↓↓↓

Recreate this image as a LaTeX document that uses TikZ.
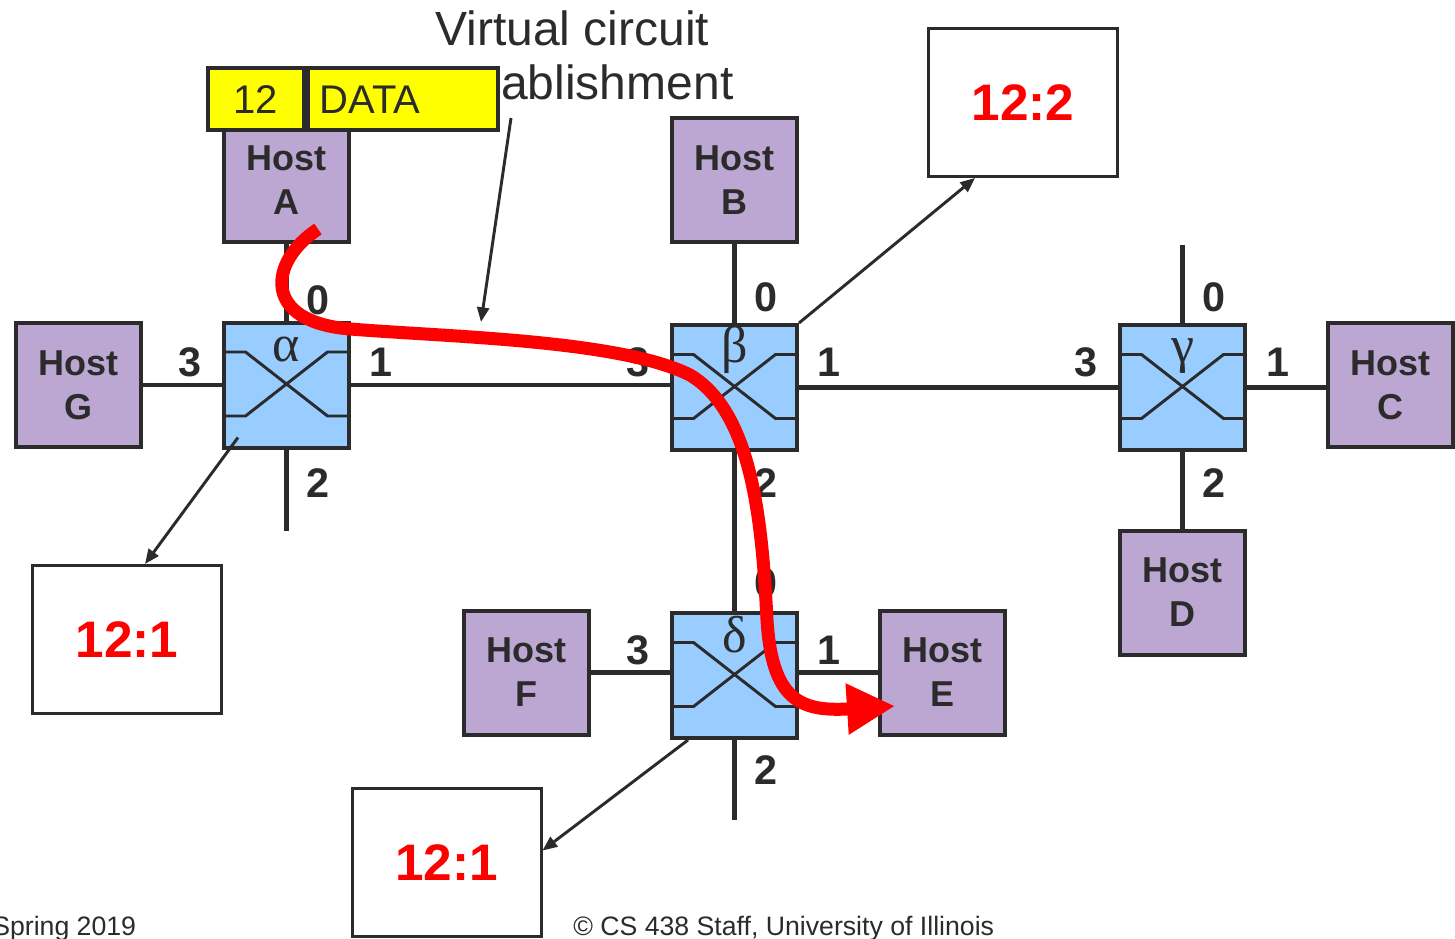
\documentclass[tikz,border=0pt]{standalone}
\usepackage{fontspec}
\setmainfont{Liberation Sans}
\newfontfamily\grk{Liberation Serif}
\usetikzlibrary{arrows.meta,calc}
\definecolor{ink}{HTML}{2B2B2B}
\definecolor{swblue}{HTML}{99CCFF}
\definecolor{hostpurple}{HTML}{BBA7D2}
\definecolor{pktyellow}{HTML}{FFFF00}
\definecolor{vcred}{HTML}{FF0000}
\tikzset{
  switchbox/.style={draw=ink, fill=swblue, line width=3pt, minimum width=93.75pt, minimum height=93.75pt, inner sep=0pt},
  hostbox/.style={draw=ink, fill=hostpurple, line width=3pt, minimum width=93.75pt, minimum height=93pt, inner sep=0pt, align=center, font=\fontsize{27}{33}\selectfont\bfseries, text=ink},
  portline/.style={draw=ink, line width=3.5pt},
  xline/.style={draw=ink, line width=2.2pt},
  portlbl/.style={font=\fontsize{31}{31}\selectfont\bfseries, text=ink, inner sep=0pt},
  grklbl/.style={font=\grk\fontsize{39}{39}\selectfont, text=ink, inner sep=0pt, anchor=base},
  tablebox/.style={draw=ink, fill=white, line width=2.25pt, minimum width=141.75pt, minimum height=111pt, inner sep=0pt, font=\fontsize{38.5}{40}\selectfont\bfseries, text=vcred},
  note/.style={draw=ink, line width=2.2pt, -{Triangle[length=11pt,width=9pt]}},
  pkt/.style={draw=ink, fill=pktyellow, line width=3pt, minimum height=46.5pt, inner ysep=0pt, font=\fontsize{30}{30}\selectfont, text=ink},
  caption/.style={font=\fontsize{36}{36}\selectfont, text=ink, inner sep=0pt, anchor=base west},
  footer/.style={font=\fontsize{20}{20}\selectfont, text=ink, inner sep=0pt, anchor=base west},
  vcpath/.style={draw=vcred, line width=9.75pt, -{Triangle[length=36pt,width=36pt]}}
}
\begin{document}
\begin{tikzpicture}[x=0.75pt,y=-0.75pt]
\useasboundingbox (0,0) rectangle (1455,938);

% switches
\node[switchbox] (alpha) at (286.5,385) {};
\node[switchbox] (beta)  at (734.5,387.5) {};
\node[switchbox] (gamma) at (1182.5,387.5) {};
\node[switchbox] (delta) at (734.5,675.5) {};

% hosts
\node[hostbox] (hA) at (286.5,180) {Host\\A};
\node[hostbox] (hB) at (734.5,180) {Host\\B};
\node[hostbox] (hG) at (78.5,385) {Host\\G};
\node[hostbox] (hC) at (1390.5,385) {Host\\C};
\node[hostbox] (hD) at (1182.5,592.5) {Host\\D};
\node[hostbox] (hF) at (526.5,672.5) {Host\\F};
\node[hostbox] (hE) at (942.5,672.5) {Host\\E};

% free port ends
\coordinate (aS) at (286.5,531);
\coordinate (gN) at (1182.5,245);
\coordinate (dS) at (734.5,820);

% port lines
\draw[portline] (hA.south) -- (alpha.north);
\draw[portline] (hG.east) -- (alpha.west);
\draw[portline] (alpha.east) -- (alpha.east -| beta.west);
\draw[portline] (alpha.south) -- (aS);
\draw[portline] (hB.south) -- (beta.north);
\draw[portline] (beta.east) -- (gamma.west);
\draw[portline] (beta.south) -- (delta.north);
\draw[portline] (gamma.north) -- (gN);
\draw[portline] (gamma.east) -- (gamma.east -| hC.west);
\draw[portline] (gamma.south) -- (hD.north);
\draw[portline] (hF.east) -- (hF.east -| delta.west);
\draw[portline] (hE.west -| delta.east) -- (hE.west);
\draw[portline] (delta.south) -- (dS);

% switch crossings
\foreach \s in {alpha,beta,gamma,delta}{
  \draw[xline] ($(\s.center)+(-62,-33)$) -- ++(21,0) -- ($(\s.center)+(41,31)$) -- ++(21,0);
  \draw[xline] ($(\s.center)+(62,-33)$) -- ++(-21,0) -- ($(\s.center)+(-41,31)$) -- ++(-21,0);
}
\node[grklbl] (galpha) at ($(alpha.center)+(0,-24)$) {α};
\node[grklbl] (gbeta)  at ($(beta.center)+(0,-25)$) {β};
\node[grklbl] (ggamma) at ($(gamma.center)+(0,-25)$) {γ};
\node[grklbl] (gdelta) at ($(delta.center)+(0,-23.5)$) {δ};

% port labels
\node[portlbl] (pa0) at (318,300) {0};
\node[portlbl] (pa3) at (190,362) {3};
\node[portlbl] (pa1) at (381,362) {1};
\node[portlbl] (pa2) at (318,483) {2};
\node[portlbl] (pb0) at (766,297) {0};
\node[portlbl] (pb3) at (638,362) {3};
\node[portlbl] (pb1) at (829,362) {1};
\node[portlbl] (pb2) at (766,483) {2};
\node[portlbl] (pg0) at (1214,297) {0};
\node[portlbl] (pg3) at (1086,362) {3};
\node[portlbl] (pg1) at (1278,362) {1};
\node[portlbl] (pg2) at (1214,483) {2};
\node[portlbl] (pd0) at (766,583) {0};
\node[portlbl] (pd3) at (638,650) {3};
\node[portlbl] (pd1) at (829,650) {1};
\node[portlbl] (pd2) at (766,770) {2};

% VC tables
\node[tablebox] (t22) at (1023,102.5) {12:2};
\node[tablebox] (t1a) at (127,639.5) {12:1};
\node[tablebox] (t1b) at (446.5,862.5) {12:1};

\draw[note] (beta.north east) -- ($(t22.south west)+(48,0)$);
\draw[note] ($(alpha.south west)+(16,-12)$) -- ($(t1a.north)+(18,0)$);
\draw[note] ($(delta.south west)+(18,0)$) -- ($(t1b.east)+(0,-12)$);

% caption
\node[caption] (cap1) at (435,46) {Virtual circuit};
\node[caption] (cap2) at (437,100) {establishment};
\coordinate (capend) at (481,322);
\draw[note] ($(cap2.base west)+(74,18)$) -- (capend);

% packet
\node[pkt, minimum width=72pt, inner xsep=0pt] (p12) at (255.5,99.5) {12};
\node[pkt, text width=124.5pt, inner xsep=9pt, align=left, anchor=west] (pdata) at (p12.east) {DATA};

% red path
\draw[vcpath] (318,229) .. controls (268,262) and (262,322) .. (350,329)
  .. controls (450,337) and (620,340) .. (690,375)
  .. controls (752,412) and (762,520) .. (767,620)
  .. controls (772,700) and (800,712) .. (895,706);

% footer
\node[footer] (f1) at (-8,935) {Spring 2019};
\node[footer] (f2) at (573,935) {© CS 438 Staff, University of Illinois};
\end{tikzpicture}
\end{document}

↑↑↑

▶ Given exercise: Repeat all the data as it stands, dropping any images it holds.

▶ Answer to this task:
Recreate this image as a LaTeX document that uses TikZ.
\documentclass[tikz,border=0pt]{standalone}
\usepackage{fontspec}
\setmainfont{Liberation Sans}
\newfontfamily\grk{Liberation Serif}
\usetikzlibrary{arrows.meta,calc}
\definecolor{ink}{HTML}{2B2B2B}
\definecolor{swblue}{HTML}{99CCFF}
\definecolor{hostpurple}{HTML}{BBA7D2}
\definecolor{pktyellow}{HTML}{FFFF00}
\definecolor{vcred}{HTML}{FF0000}
\tikzset{
  switchbox/.style={draw=ink, fill=swblue, line width=3pt, minimum width=93.75pt, minimum height=93.75pt, inner sep=0pt},
  hostbox/.style={draw=ink, fill=hostpurple, line width=3pt, minimum width=93.75pt, minimum height=93pt, inner sep=0pt, align=center, font=\fontsize{27}{33}\selectfont\bfseries, text=ink},
  portline/.style={draw=ink, line width=3.5pt},
  xline/.style={draw=ink, line width=2.2pt},
  portlbl/.style={font=\fontsize{31}{31}\selectfont\bfseries, text=ink, inner sep=0pt},
  grklbl/.style={font=\grk\fontsize{39}{39}\selectfont, text=ink, inner sep=0pt, anchor=base},
  tablebox/.style={draw=ink, fill=white, line width=2.25pt, minimum width=141.75pt, minimum height=111pt, inner sep=0pt, font=\fontsize{38.5}{40}\selectfont\bfseries, text=vcred},
  note/.style={draw=ink, line width=2.2pt, -{Triangle[length=11pt,width=9pt]}},
  pkt/.style={draw=ink, fill=pktyellow, line width=3pt, minimum height=46.5pt, inner ysep=0pt, font=\fontsize{30}{30}\selectfont, text=ink},
  caption/.style={font=\fontsize{36}{36}\selectfont, text=ink, inner sep=0pt, anchor=base west},
  footer/.style={font=\fontsize{20}{20}\selectfont, text=ink, inner sep=0pt, anchor=base west},
  vcpath/.style={draw=vcred, line width=9.75pt, -{Triangle[length=36pt,width=36pt]}}
}
\begin{document}
\begin{tikzpicture}[x=0.75pt,y=-0.75pt]
\useasboundingbox (0,0) rectangle (1455,938);

% switches
\node[switchbox] (alpha) at (286.5,385) {};
\node[switchbox] (beta)  at (734.5,387.5) {};
\node[switchbox] (gamma) at (1182.5,387.5) {};
\node[switchbox] (delta) at (734.5,675.5) {};

% hosts
\node[hostbox] (hA) at (286.5,180) {Host\\A};
\node[hostbox] (hB) at (734.5,180) {Host\\B};
\node[hostbox] (hG) at (78.5,385) {Host\\G};
\node[hostbox] (hC) at (1390.5,385) {Host\\C};
\node[hostbox] (hD) at (1182.5,592.5) {Host\\D};
\node[hostbox] (hF) at (526.5,672.5) {Host\\F};
\node[hostbox] (hE) at (942.5,672.5) {Host\\E};

% free port ends
\coordinate (aS) at (286.5,531);
\coordinate (gN) at (1182.5,245);
\coordinate (dS) at (734.5,820);

% port lines
\draw[portline] (hA.south) -- (alpha.north);
\draw[portline] (hG.east) -- (alpha.west);
\draw[portline] (alpha.east) -- (alpha.east -| beta.west);
\draw[portline] (alpha.south) -- (aS);
\draw[portline] (hB.south) -- (beta.north);
\draw[portline] (beta.east) -- (gamma.west);
\draw[portline] (beta.south) -- (delta.north);
\draw[portline] (gamma.north) -- (gN);
\draw[portline] (gamma.east) -- (gamma.east -| hC.west);
\draw[portline] (gamma.south) -- (hD.north);
\draw[portline] (hF.east) -- (hF.east -| delta.west);
\draw[portline] (hE.west -| delta.east) -- (hE.west);
\draw[portline] (delta.south) -- (dS);

% switch crossings
\foreach \s in {alpha,beta,gamma,delta}{
  \draw[xline] ($(\s.center)+(-62,-33)$) -- ++(21,0) -- ($(\s.center)+(41,31)$) -- ++(21,0);
  \draw[xline] ($(\s.center)+(62,-33)$) -- ++(-21,0) -- ($(\s.center)+(-41,31)$) -- ++(-21,0);
}
\node[grklbl] (galpha) at ($(alpha.center)+(0,-24)$) {α};
\node[grklbl] (gbeta)  at ($(beta.center)+(0,-25)$) {β};
\node[grklbl] (ggamma) at ($(gamma.center)+(0,-25)$) {γ};
\node[grklbl] (gdelta) at ($(delta.center)+(0,-23.5)$) {δ};

% port labels
\node[portlbl] (pa0) at (318,300) {0};
\node[portlbl] (pa3) at (190,362) {3};
\node[portlbl] (pa1) at (381,362) {1};
\node[portlbl] (pa2) at (318,483) {2};
\node[portlbl] (pb0) at (766,297) {0};
\node[portlbl] (pb3) at (638,362) {3};
\node[portlbl] (pb1) at (829,362) {1};
\node[portlbl] (pb2) at (766,483) {2};
\node[portlbl] (pg0) at (1214,297) {0};
\node[portlbl] (pg3) at (1086,362) {3};
\node[portlbl] (pg1) at (1278,362) {1};
\node[portlbl] (pg2) at (1214,483) {2};
\node[portlbl] (pd0) at (766,583) {0};
\node[portlbl] (pd3) at (638,650) {3};
\node[portlbl] (pd1) at (829,650) {1};
\node[portlbl] (pd2) at (766,770) {2};

% VC tables
\node[tablebox] (t22) at (1023,102.5) {12:2};
\node[tablebox] (t1a) at (127,639.5) {12:1};
\node[tablebox] (t1b) at (446.5,862.5) {12:1};

\draw[note] (beta.north east) -- ($(t22.south west)+(48,0)$);
\draw[note] ($(alpha.south west)+(16,-12)$) -- ($(t1a.north)+(18,0)$);
\draw[note] ($(delta.south west)+(18,0)$) -- ($(t1b.east)+(0,-12)$);

% caption
\node[caption] (cap1) at (435,46) {Virtual circuit};
\node[caption] (cap2) at (437,100) {establishment};
\coordinate (capend) at (481,322);
\draw[note] ($(cap2.base west)+(74,18)$) -- (capend);

% packet
\node[pkt, minimum width=72pt, inner xsep=0pt] (p12) at (255.5,99.5) {12};
\node[pkt, text width=124.5pt, inner xsep=9pt, align=left, anchor=west] (pdata) at (p12.east) {DATA};

% red path
\draw[vcpath] (318,229) .. controls (268,262) and (262,322) .. (350,329)
  .. controls (450,337) and (620,340) .. (690,375)
  .. controls (752,412) and (762,520) .. (767,620)
  .. controls (772,700) and (800,712) .. (895,706);

% footer
\node[footer] (f1) at (-8,935) {Spring 2019};
\node[footer] (f2) at (573,935) {© CS 438 Staff, University of Illinois};
\end{tikzpicture}
\end{document}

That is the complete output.